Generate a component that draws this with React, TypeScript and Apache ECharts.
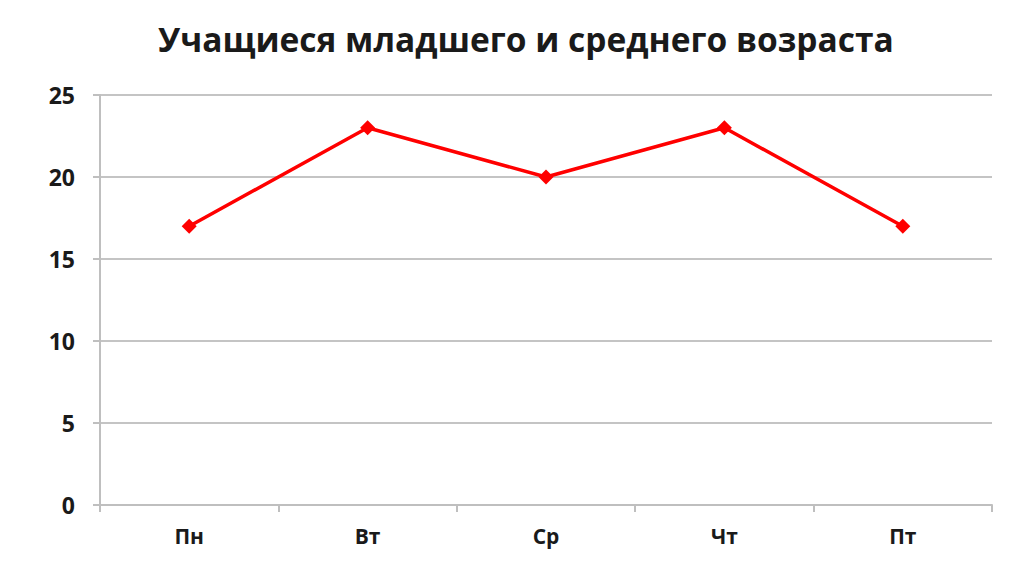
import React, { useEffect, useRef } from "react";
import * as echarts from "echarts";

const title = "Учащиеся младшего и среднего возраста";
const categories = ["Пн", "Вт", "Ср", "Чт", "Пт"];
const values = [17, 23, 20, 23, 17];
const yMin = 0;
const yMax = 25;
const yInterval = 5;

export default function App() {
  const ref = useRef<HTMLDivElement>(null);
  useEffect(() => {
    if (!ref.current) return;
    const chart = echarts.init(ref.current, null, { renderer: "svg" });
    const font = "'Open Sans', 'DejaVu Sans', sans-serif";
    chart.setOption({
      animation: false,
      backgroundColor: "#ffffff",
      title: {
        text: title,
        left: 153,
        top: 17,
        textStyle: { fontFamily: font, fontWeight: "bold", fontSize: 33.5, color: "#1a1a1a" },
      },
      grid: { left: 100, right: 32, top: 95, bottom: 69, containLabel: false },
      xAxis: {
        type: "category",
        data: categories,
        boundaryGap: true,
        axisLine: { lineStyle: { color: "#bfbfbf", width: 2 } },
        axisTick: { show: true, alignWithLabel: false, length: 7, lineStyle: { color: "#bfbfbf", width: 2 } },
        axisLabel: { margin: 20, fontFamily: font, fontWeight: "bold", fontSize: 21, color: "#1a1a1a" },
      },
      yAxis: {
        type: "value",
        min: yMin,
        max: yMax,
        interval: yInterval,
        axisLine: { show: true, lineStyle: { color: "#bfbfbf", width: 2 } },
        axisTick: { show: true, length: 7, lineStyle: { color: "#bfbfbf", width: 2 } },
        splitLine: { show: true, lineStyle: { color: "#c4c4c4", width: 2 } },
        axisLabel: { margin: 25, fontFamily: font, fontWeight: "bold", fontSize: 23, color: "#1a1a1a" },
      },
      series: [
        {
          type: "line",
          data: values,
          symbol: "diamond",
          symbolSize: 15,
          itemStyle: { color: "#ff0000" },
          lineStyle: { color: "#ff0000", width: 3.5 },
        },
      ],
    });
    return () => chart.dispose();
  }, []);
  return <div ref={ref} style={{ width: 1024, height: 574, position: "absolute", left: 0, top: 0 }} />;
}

☆ ☆ ☆ ☆

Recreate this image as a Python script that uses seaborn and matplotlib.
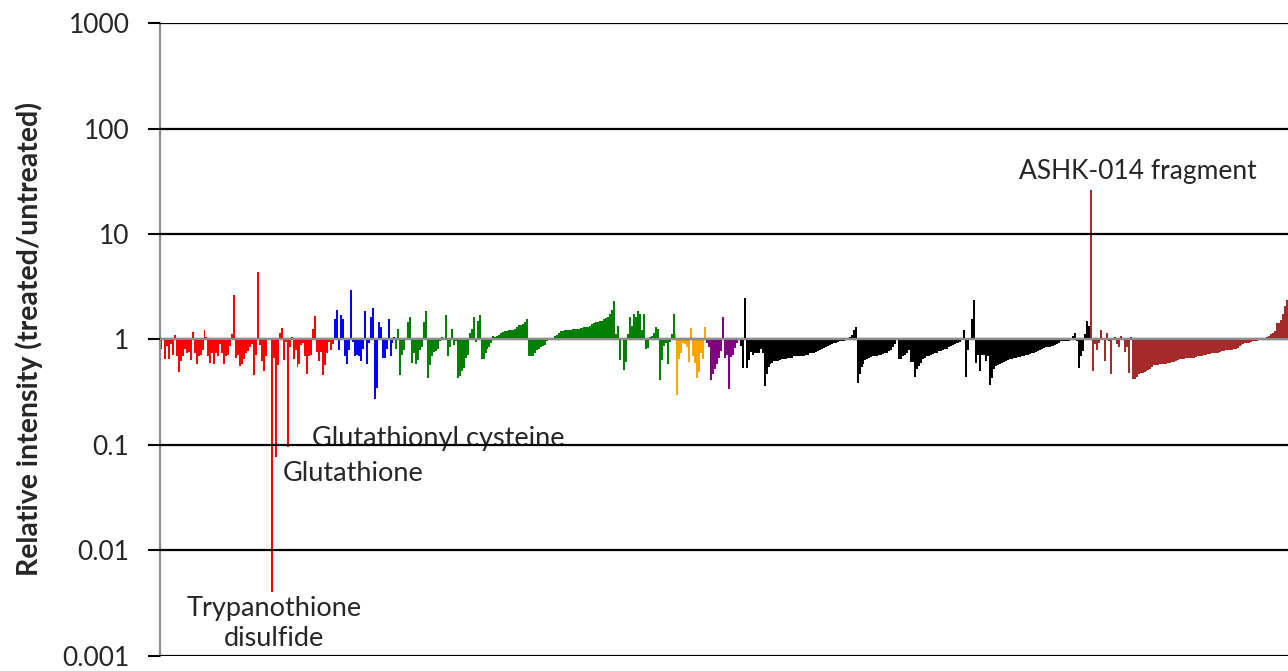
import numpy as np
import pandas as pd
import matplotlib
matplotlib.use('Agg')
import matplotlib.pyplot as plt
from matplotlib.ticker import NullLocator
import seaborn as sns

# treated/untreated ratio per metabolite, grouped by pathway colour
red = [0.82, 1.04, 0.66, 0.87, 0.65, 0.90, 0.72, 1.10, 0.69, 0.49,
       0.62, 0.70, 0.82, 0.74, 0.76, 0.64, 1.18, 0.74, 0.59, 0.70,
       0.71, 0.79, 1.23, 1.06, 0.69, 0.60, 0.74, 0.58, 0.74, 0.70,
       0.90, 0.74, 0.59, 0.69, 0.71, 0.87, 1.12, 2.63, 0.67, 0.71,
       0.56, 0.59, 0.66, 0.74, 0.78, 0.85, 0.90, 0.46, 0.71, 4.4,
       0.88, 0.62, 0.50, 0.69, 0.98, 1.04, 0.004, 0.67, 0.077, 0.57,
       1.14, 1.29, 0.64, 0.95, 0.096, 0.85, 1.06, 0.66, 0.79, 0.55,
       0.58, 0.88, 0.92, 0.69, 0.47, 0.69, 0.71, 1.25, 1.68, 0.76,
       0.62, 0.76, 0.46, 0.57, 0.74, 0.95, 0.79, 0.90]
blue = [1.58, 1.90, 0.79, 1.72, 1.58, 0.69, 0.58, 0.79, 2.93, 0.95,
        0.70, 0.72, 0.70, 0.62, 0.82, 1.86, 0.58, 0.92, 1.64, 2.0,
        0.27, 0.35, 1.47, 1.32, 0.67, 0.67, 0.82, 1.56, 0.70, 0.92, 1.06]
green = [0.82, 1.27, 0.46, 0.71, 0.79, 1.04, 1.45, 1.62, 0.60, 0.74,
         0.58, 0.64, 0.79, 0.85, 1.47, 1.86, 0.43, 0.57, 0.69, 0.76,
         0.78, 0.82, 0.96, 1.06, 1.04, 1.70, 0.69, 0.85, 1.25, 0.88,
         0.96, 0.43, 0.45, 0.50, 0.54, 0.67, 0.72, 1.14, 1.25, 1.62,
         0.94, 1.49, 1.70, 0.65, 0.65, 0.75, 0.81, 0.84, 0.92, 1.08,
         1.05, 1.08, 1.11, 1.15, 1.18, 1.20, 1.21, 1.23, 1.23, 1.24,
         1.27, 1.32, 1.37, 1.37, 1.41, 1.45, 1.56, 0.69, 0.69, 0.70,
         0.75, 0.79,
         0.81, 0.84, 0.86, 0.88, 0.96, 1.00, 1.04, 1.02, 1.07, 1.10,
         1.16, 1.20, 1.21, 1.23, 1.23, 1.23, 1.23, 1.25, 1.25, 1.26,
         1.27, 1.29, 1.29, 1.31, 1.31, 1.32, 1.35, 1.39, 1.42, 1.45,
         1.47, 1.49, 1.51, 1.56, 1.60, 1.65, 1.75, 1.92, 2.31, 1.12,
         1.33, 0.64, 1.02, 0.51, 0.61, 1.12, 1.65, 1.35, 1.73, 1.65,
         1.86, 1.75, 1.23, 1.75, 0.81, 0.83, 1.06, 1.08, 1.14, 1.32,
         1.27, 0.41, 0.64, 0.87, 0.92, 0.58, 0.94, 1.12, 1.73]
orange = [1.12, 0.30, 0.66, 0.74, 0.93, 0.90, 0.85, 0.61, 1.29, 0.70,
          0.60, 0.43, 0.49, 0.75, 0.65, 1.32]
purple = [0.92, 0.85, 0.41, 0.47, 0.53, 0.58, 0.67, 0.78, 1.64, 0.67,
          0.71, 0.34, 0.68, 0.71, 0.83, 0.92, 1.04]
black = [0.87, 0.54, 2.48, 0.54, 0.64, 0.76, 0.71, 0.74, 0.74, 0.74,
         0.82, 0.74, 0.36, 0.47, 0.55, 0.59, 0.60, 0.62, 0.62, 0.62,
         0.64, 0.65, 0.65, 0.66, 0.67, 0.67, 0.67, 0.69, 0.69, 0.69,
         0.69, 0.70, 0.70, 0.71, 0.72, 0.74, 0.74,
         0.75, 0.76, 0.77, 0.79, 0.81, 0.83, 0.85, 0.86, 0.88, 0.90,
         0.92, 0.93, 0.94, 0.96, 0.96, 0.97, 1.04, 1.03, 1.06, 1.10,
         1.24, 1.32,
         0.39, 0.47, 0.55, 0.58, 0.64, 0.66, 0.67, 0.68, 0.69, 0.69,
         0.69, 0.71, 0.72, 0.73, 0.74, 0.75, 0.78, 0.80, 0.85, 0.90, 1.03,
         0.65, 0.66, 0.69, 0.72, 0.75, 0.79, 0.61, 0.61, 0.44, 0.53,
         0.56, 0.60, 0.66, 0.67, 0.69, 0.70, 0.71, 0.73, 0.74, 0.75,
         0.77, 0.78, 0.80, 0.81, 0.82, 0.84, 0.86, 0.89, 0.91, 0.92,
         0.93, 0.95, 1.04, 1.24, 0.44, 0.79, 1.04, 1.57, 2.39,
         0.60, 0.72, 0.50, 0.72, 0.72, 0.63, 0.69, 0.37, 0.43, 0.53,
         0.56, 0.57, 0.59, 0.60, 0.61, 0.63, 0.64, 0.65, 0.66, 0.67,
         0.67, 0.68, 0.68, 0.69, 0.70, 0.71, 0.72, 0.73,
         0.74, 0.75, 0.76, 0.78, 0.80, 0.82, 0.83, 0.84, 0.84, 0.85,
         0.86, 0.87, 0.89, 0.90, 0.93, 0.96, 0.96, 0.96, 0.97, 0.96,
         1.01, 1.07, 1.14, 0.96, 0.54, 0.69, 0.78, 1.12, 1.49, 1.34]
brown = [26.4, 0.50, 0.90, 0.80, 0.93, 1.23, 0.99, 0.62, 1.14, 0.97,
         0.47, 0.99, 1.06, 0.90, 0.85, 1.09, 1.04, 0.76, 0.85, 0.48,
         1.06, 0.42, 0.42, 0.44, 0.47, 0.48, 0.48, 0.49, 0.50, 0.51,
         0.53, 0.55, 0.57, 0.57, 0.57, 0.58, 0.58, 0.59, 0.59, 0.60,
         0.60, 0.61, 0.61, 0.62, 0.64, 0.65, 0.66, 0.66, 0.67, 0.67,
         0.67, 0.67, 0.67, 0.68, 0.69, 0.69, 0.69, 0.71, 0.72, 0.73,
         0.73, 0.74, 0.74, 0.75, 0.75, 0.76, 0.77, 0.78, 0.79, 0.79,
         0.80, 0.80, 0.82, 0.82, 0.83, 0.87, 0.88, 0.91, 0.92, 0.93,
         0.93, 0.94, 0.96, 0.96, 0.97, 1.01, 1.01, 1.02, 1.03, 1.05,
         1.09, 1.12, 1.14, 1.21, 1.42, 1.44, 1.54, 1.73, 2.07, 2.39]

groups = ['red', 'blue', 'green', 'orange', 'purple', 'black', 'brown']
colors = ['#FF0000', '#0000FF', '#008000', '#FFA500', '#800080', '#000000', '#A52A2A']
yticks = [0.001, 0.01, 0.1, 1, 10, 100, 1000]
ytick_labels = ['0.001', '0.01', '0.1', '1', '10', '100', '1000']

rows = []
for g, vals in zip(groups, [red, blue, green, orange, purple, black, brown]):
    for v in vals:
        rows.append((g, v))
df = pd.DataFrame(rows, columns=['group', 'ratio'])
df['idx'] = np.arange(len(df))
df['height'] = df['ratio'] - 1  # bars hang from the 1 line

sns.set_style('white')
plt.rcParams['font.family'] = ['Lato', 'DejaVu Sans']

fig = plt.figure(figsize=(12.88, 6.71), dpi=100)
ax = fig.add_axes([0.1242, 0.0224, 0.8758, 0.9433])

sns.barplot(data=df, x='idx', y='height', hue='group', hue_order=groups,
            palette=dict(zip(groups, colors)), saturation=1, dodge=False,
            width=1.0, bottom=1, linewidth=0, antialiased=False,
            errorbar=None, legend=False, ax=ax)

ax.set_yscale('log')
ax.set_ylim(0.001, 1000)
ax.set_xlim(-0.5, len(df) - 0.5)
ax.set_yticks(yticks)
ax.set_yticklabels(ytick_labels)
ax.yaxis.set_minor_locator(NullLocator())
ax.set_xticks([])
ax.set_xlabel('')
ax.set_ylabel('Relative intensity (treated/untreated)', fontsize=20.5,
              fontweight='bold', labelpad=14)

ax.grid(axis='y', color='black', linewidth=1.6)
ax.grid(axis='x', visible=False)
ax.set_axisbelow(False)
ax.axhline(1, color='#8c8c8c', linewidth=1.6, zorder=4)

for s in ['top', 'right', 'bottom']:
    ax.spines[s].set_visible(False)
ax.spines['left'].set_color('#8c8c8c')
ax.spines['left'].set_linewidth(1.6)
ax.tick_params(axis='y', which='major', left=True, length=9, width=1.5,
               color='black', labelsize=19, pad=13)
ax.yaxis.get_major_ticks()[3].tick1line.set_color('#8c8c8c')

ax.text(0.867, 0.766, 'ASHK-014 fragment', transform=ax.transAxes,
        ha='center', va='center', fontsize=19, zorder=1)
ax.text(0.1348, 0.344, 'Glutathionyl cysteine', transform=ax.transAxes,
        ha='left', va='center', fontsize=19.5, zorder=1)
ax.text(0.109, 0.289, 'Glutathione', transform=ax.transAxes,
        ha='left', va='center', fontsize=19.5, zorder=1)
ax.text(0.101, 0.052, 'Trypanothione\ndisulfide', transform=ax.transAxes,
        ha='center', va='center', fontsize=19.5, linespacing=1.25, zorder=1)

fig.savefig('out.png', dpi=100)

☆ ☆ ☆ ☆

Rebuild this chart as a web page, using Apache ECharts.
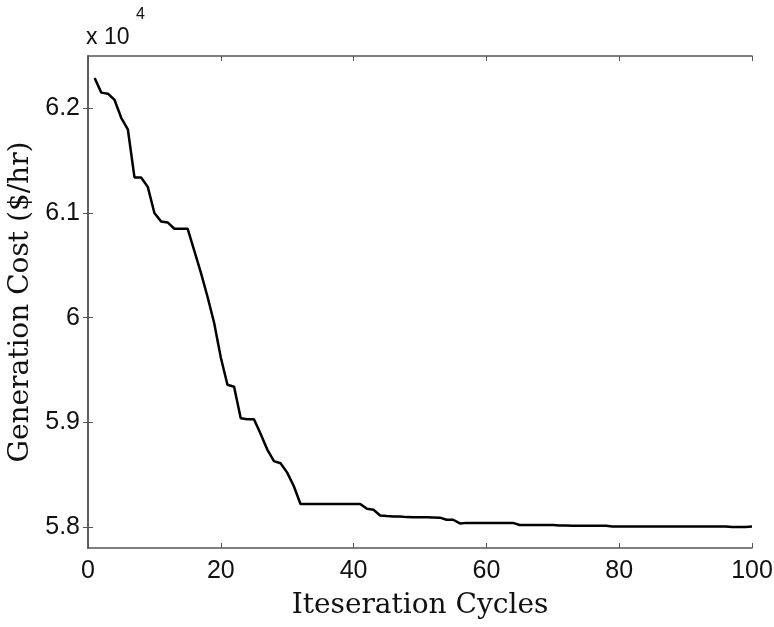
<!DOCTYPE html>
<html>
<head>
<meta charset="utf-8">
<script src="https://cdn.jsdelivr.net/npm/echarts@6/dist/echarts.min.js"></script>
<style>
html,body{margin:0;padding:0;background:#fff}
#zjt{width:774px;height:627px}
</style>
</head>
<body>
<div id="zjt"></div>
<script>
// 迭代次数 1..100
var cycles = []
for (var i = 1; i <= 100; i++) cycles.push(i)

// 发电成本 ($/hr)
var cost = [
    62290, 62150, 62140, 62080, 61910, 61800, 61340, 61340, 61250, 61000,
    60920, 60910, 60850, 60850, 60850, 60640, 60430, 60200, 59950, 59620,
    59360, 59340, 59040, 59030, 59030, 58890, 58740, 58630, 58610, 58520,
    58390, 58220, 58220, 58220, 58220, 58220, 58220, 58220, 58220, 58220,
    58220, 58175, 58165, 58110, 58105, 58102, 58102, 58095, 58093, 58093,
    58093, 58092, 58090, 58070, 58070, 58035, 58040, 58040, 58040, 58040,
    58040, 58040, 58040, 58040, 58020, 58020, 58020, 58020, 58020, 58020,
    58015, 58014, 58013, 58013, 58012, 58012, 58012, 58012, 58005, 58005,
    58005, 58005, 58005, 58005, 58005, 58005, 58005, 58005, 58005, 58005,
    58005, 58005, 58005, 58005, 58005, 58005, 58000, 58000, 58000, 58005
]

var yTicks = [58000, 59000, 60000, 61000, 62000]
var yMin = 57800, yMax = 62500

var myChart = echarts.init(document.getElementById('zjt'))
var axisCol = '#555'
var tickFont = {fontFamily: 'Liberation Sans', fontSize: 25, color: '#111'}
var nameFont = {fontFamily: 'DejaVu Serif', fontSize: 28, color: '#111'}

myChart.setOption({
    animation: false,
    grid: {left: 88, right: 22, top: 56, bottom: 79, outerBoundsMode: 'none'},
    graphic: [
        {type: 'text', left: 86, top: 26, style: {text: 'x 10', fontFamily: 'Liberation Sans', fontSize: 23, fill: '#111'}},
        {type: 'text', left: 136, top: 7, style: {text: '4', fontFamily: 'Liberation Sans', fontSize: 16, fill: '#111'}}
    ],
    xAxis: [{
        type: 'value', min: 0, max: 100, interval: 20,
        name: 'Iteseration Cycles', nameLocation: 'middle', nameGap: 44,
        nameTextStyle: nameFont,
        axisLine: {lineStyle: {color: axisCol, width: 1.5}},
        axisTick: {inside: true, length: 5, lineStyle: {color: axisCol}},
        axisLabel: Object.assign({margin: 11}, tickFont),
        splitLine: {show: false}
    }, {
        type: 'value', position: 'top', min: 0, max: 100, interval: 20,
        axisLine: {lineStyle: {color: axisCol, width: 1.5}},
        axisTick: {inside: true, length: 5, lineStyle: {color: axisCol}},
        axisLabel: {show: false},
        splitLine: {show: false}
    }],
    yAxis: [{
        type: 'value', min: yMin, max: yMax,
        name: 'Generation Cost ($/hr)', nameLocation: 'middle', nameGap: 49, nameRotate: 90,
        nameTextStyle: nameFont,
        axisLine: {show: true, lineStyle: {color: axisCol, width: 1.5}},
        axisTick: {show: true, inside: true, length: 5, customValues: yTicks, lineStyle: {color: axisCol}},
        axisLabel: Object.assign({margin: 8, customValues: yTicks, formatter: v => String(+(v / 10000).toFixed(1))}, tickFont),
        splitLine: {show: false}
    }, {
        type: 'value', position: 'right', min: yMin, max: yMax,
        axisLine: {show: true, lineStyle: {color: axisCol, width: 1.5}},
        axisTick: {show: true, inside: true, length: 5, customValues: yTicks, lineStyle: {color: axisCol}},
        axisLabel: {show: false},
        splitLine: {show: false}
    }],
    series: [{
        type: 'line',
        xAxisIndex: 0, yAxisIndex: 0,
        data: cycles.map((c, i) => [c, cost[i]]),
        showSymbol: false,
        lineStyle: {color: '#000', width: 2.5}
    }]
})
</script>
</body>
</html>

☆ ☆ ☆ ☆

Working from the entries above, reproduce exactly and only the lines beginning with the line that has "Generate a component" and ending with the line that has "const yInterval = 5;"; omit all pictures.

Response below.
Generate a component that draws this with React, TypeScript and Apache ECharts.
import React, { useEffect, useRef } from "react";
import * as echarts from "echarts";

const title = "Учащиеся младшего и среднего возраста";
const categories = ["Пн", "Вт", "Ср", "Чт", "Пт"];
const values = [17, 23, 20, 23, 17];
const yMin = 0;
const yMax = 25;
const yInterval = 5;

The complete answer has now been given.